When all data were copied to ScyllaDB cluster, we were ready to switch our development environment to the new database. Then we set up monitoring and alerting of Scylla with Scylla Monitoring Stack. This stack is one of the benefits of Scylla and it contains open-source tools including Prometheus and Grafana. At this moment our development was running with Scylla and production was still running with Cassandra.

Comparison of our metrics between ScyllaDB and Cassandra

To ensure the benefits of Scylla for the services, we performed tests to measure if Scylla has a better performance than Cassandra. The comparison was done between the development environment with Scylla and the production environment with Cassandra, where both environments use the same HW resources, same database setup, and the exact copy of data. The results are shown in the table below.

We performed the metrics to measure resource usage where Scylla showed its effectiveness in CPU usage and disk read/write latency. The effectiveness should be caused by C++ implementation, lockless inter-core communication, and the share-nothing approach mentioned in the upper analysis.

Metrics of Read/Write database latency, obtained by Prometheus and Grafana, showed huge improvements with Scylla. Nevertheless, we measured the impact of Scylla on processing time in our services but the processing time of the services did not decrease rapidly. Metrics show processing time of real-time batches, night batch jobs to reprocess days data, the last metric tells about the response time of some API calls.

Latency comparison (Scylla vs. Cassandra)

The following graphs show a comparison of Read/Write latencies during regular day operation of the system and night batches when all daily data are reprocessed so the highest load is reached.

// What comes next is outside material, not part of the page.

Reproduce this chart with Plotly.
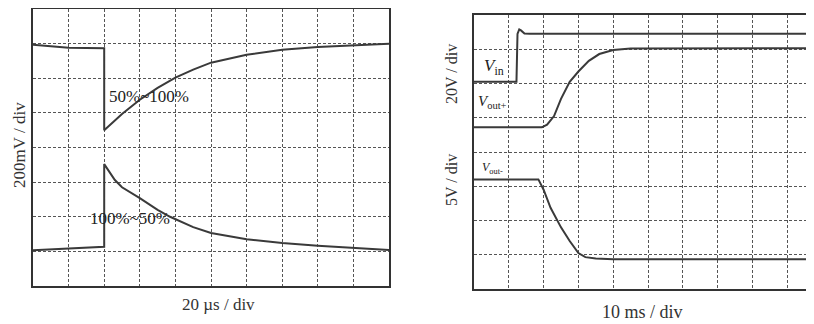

Read latency during the night batch jobs

Write latency during the night batch jobs

Read latency during the day

Write latency during the day

Scylla on production

The tests between development with Scylla and production with Cassandra verified that Scylla offers benefits like a modern development stack, less hardware resources, or less Read/Write latency. Another important argument for us was automatic backups to GCS with Scylla. While Datastax Opscenter supports backups only into AWS or Azure, our system runs in GCS, so we have been exposed to expensive traffic from one cloud provider into another. All these arguments led us to fact that we could switch our production to Scylla as well,

Conclusion

Scylla is more hardware efficient than Cassandra. Pygmalios expects to grow, so it is an investment to lower operating costs as we don’t need to buy so many high-end nodes. However, we still have hardware commitments so we don’t cut the costs today.
Batch job duration is slightly faster in ScyllaDB but it can be caused by dataproc performance. However, read and write latencies area huge gap.
Datastax opscenter backups are supported only into AWS and Azure, which causes expensive traffic from one cloud provider into another, mostly during the whole database restore. We also experienced some issues in Cassandra restore, we were getting a lot of timeouts and we have to improve our service reliability.
Scylla supports a more modern developer stack than Cassandra which better fits into our stack, we are comfortable in it and don’t need to order business support so far as planned.